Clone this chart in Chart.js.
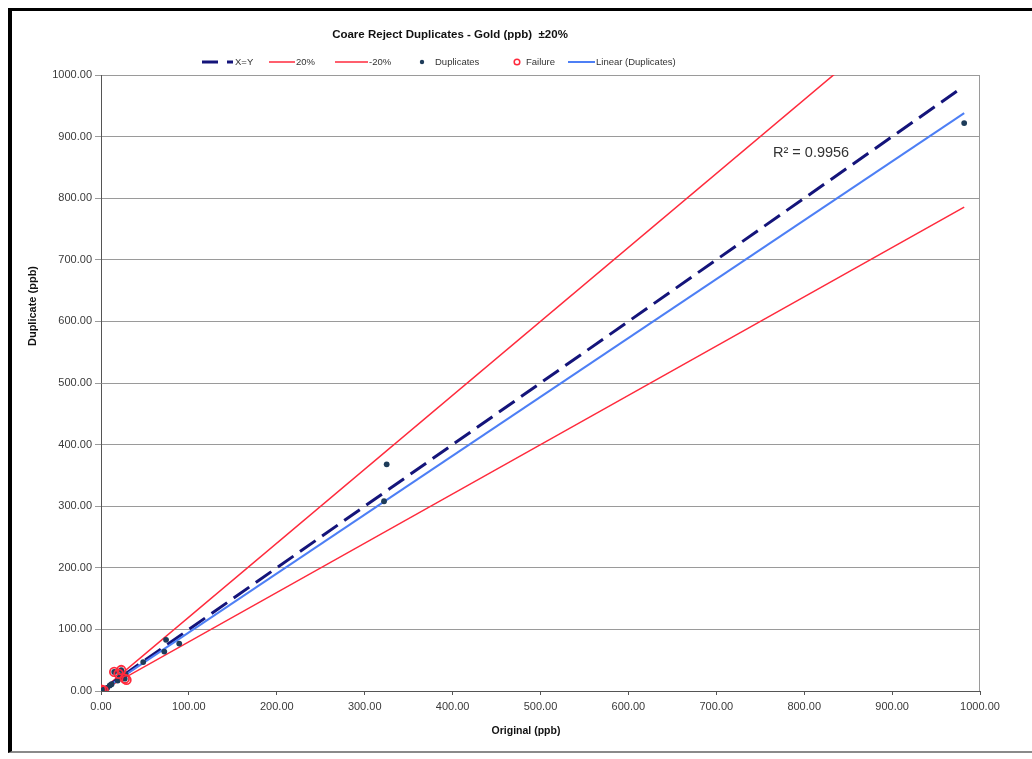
<!DOCTYPE html>
<html>
<head>
<meta charset="utf-8">
<script src="https://cdn.jsdelivr.net/npm/chart.js@4/dist/chart.umd.min.js"></script>
<style>
  html, body { margin: 0; padding: 0; background: #fff; }
  #wrap { position: relative; width: 1032px; height: 759px; overflow: hidden; }
  #frame { position: absolute; left: 8px; top: 8px; width: 1040px; height: 745px;
           border-left: 4px solid #000; border-top: 3px solid #000; border-bottom: 2px solid #8a8a8a;
           box-sizing: border-box; pointer-events: none; }
  canvas { position: absolute; left: 0; top: 0; }
</style>
</head>
<body>
<div id="wrap">
  <canvas id="c" width="1032" height="759"></canvas>
  <div id="frame"></div>
</div>
<script>
// Coarse reject duplicate pairs (ppb)
const duplicateOriginal = [982, 325, 322, 74, 89, 72, 48, 15, 23, 26, 19, 28, 21, 27, 0.5, 3, 7, 10, 12, 2];
const duplicateRepeat   = [922, 368, 308, 83, 77, 64, 47, 31, 34, 21, 17, 27, 25, 20, 2, 1, 5, 9, 11, 3];

// Pairs outside the ±20% envelope
const failureOriginal = [15, 23, 20, 27, 29, 0.5, 3];
const failureRepeat   = [31, 34, 28, 20, 18, 2, 1];

// Reference lines (end points, ppb)
const equalityX = [0, 978];
const equalityY = [0, 978];
const upperX = [0, 982];
const upperY = [0, 1178.4];
const lowerX = [0, 982];
const lowerY = [0, 785.6];

// Linear trend of the duplicates
const trendX = [0.5, 982];
const trendY = [0, 938];
const trendR2 = '0.9956';

const axisTicks = [0, 100, 200, 300, 400, 500, 600, 700, 800, 900, 1000];

const titleText = 'Coare Reject Duplicates - Gold (ppb)  \u00b120%';
const xTitle = 'Original (ppb)';
const yTitle = 'Duplicate (ppb)';

const FONT = '"Liberation Sans", Arial, sans-serif';
const NAVY = '#14147a';
const RED = '#ff2a3c';
const BLUE = '#4d7ff5';
const DOT = '#1e3c5a';

const pts = (xs, ys) => xs.map((x, i) => ({ x, y: ys[i] }));

// Title, legend, axis titles, R² label and right plot border
const decorations = {
  id: 'decorations',
  afterDraw(chart) {
    const ctx = chart.ctx;
    const a = chart.chartArea;
    ctx.save();

    // right edge of the plot area
    ctx.strokeStyle = '#9a9a9a';
    ctx.lineWidth = 1;
    ctx.beginPath();
    ctx.moveTo(a.right - 0.5, a.top);
    ctx.lineTo(a.right - 0.5, a.bottom);
    ctx.stroke();

    // title
    ctx.fillStyle = '#111';
    ctx.font = 'bold 11.5px ' + FONT;
    ctx.textAlign = 'center';
    ctx.textBaseline = 'middle';
    ctx.fillText(titleText, 450, 35);

    // legend
    const ly = 62;
    ctx.font = '9.5px ' + FONT;
    ctx.textAlign = 'left';
    ctx.fillStyle = '#333';

    ctx.strokeStyle = NAVY; ctx.lineWidth = 3;
    ctx.beginPath(); ctx.moveTo(202, ly); ctx.lineTo(218, ly); ctx.moveTo(227, ly); ctx.lineTo(233, ly); ctx.stroke();
    ctx.fillText('X=Y', 235, ly);

    ctx.strokeStyle = RED; ctx.lineWidth = 1.5;
    ctx.beginPath(); ctx.moveTo(269, ly); ctx.lineTo(295, ly); ctx.stroke();
    ctx.fillText('20%', 296, ly);

    ctx.beginPath(); ctx.moveTo(335, ly); ctx.lineTo(368, ly); ctx.stroke();
    ctx.fillText('-20%', 369, ly);

    ctx.fillStyle = DOT;
    ctx.beginPath(); ctx.arc(422, ly, 2.2, 0, Math.PI * 2); ctx.fill();
    ctx.fillStyle = '#333';
    ctx.fillText('Duplicates', 435, ly);

    ctx.strokeStyle = RED; ctx.lineWidth = 1.5;
    ctx.beginPath(); ctx.arc(517, ly, 2.8, 0, Math.PI * 2); ctx.stroke();
    ctx.fillText('Failure', 526, ly);

    ctx.strokeStyle = BLUE; ctx.lineWidth = 2;
    ctx.beginPath(); ctx.moveTo(568, ly); ctx.lineTo(595, ly); ctx.stroke();
    ctx.fillText('Linear (Duplicates)', 596, ly);

    // axis titles
    ctx.fillStyle = '#111';
    ctx.font = 'bold 10.5px ' + FONT;
    ctx.textAlign = 'center';
    ctx.fillText(xTitle, 526, 731);
    ctx.save();
    ctx.translate(33, 306);
    ctx.rotate(-Math.PI / 2);
    ctx.font = 'bold 11px ' + FONT;
    ctx.fillText(yTitle, 0, 0);
    ctx.restore();

    // R² of the trend
    ctx.fillStyle = '#333';
    ctx.font = '14.5px ' + FONT;
    ctx.textAlign = 'left';
    ctx.fillText('R\u00b2 = ' + trendR2, 773, 153);

    ctx.restore();
  }
};

const tickFmt = v => Number(v).toFixed(2);

new Chart(document.getElementById('c'), {
  type: 'scatter',
  data: {
    datasets: [
      { label: 'X=Y', data: pts(equalityX, equalityY), showLine: true, borderColor: NAVY,
        borderWidth: 3, borderDash: [19, 8], pointRadius: 0, order: 3 },
      { label: '20%', data: pts(upperX, upperY), showLine: true, borderColor: RED,
        borderWidth: 1.5, pointRadius: 0, order: 5 },
      { label: '-20%', data: pts(lowerX, lowerY), showLine: true, borderColor: RED,
        borderWidth: 1.5, pointRadius: 0, order: 4 },
      { label: 'Duplicates', data: pts(duplicateOriginal, duplicateRepeat), showLine: false,
        pointRadius: 2.9, pointBackgroundColor: DOT, pointBorderColor: DOT, pointBorderWidth: 0, order: 1 },
      { label: 'Failure', data: pts(failureOriginal, failureRepeat), showLine: false,
        pointRadius: 4.3, pointBackgroundColor: 'rgba(0,0,0,0)', pointBorderColor: RED, pointBorderWidth: 1.8, order: 0 },
      { label: 'Linear (Duplicates)', data: pts(trendX, trendY), showLine: true, borderColor: BLUE,
        borderWidth: 2, pointRadius: 0, order: 2 }
    ]
  },
  options: {
    responsive: false,
    animation: false,
    events: [],
    layout: { padding: { left: 0, right: 52, top: 75, bottom: 0 } },
    plugins: { legend: { display: false }, title: { display: false }, tooltip: { enabled: false } },
    scales: {
      x: {
        type: 'linear', min: 0, max: 1000,
        afterBuildTicks: s => { s.ticks = axisTicks.map(v => ({ value: v })); },
        afterFit: s => { s.height = 68; },
        border: { display: true, color: '#555', width: 1 },
        grid: { drawOnChartArea: false, drawTicks: true, tickLength: 4, color: '#555' },
        ticks: { callback: tickFmt, color: '#3a3a3a', font: { family: FONT, size: 11 }, padding: 5, maxRotation: 0 }
      },
      y: {
        type: 'linear', min: 0, max: 1000,
        afterBuildTicks: s => { s.ticks = axisTicks.map(v => ({ value: v })); },
        afterFit: s => { s.width = 101; },
        border: { display: true, color: '#555', width: 1 },
        grid: { drawOnChartArea: true, drawTicks: true, tickLength: 6, color: '#9a9a9a' },
        ticks: { callback: tickFmt, color: '#3a3a3a', font: { family: FONT, size: 11 }, padding: 3 }
      }
    }
  },
  plugins: [decorations]
});
</script>
</body>
</html>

* * * * * * * * *

Transcribe the opening line of the listing above, please, and every line after it through the line with "const trendR2 = '0.9956';", word for word, without pictures.

#### [Exercise solution]
Clone this chart in Chart.js.
<!DOCTYPE html>
<html>
<head>
<meta charset="utf-8">
<script src="https://cdn.jsdelivr.net/npm/chart.js@4/dist/chart.umd.min.js"></script>
<style>
  html, body { margin: 0; padding: 0; background: #fff; }
  #wrap { position: relative; width: 1032px; height: 759px; overflow: hidden; }
  #frame { position: absolute; left: 8px; top: 8px; width: 1040px; height: 745px;
           border-left: 4px solid #000; border-top: 3px solid #000; border-bottom: 2px solid #8a8a8a;
           box-sizing: border-box; pointer-events: none; }
  canvas { position: absolute; left: 0; top: 0; }
</style>
</head>
<body>
<div id="wrap">
  <canvas id="c" width="1032" height="759"></canvas>
  <div id="frame"></div>
</div>
<script>
// Coarse reject duplicate pairs (ppb)
const duplicateOriginal = [982, 325, 322, 74, 89, 72, 48, 15, 23, 26, 19, 28, 21, 27, 0.5, 3, 7, 10, 12, 2];
const duplicateRepeat   = [922, 368, 308, 83, 77, 64, 47, 31, 34, 21, 17, 27, 25, 20, 2, 1, 5, 9, 11, 3];

// Pairs outside the ±20% envelope
const failureOriginal = [15, 23, 20, 27, 29, 0.5, 3];
const failureRepeat   = [31, 34, 28, 20, 18, 2, 1];

// Reference lines (end points, ppb)
const equalityX = [0, 978];
const equalityY = [0, 978];
const upperX = [0, 982];
const upperY = [0, 1178.4];
const lowerX = [0, 982];
const lowerY = [0, 785.6];

// Linear trend of the duplicates
const trendX = [0.5, 982];
const trendY = [0, 938];
const trendR2 = '0.9956';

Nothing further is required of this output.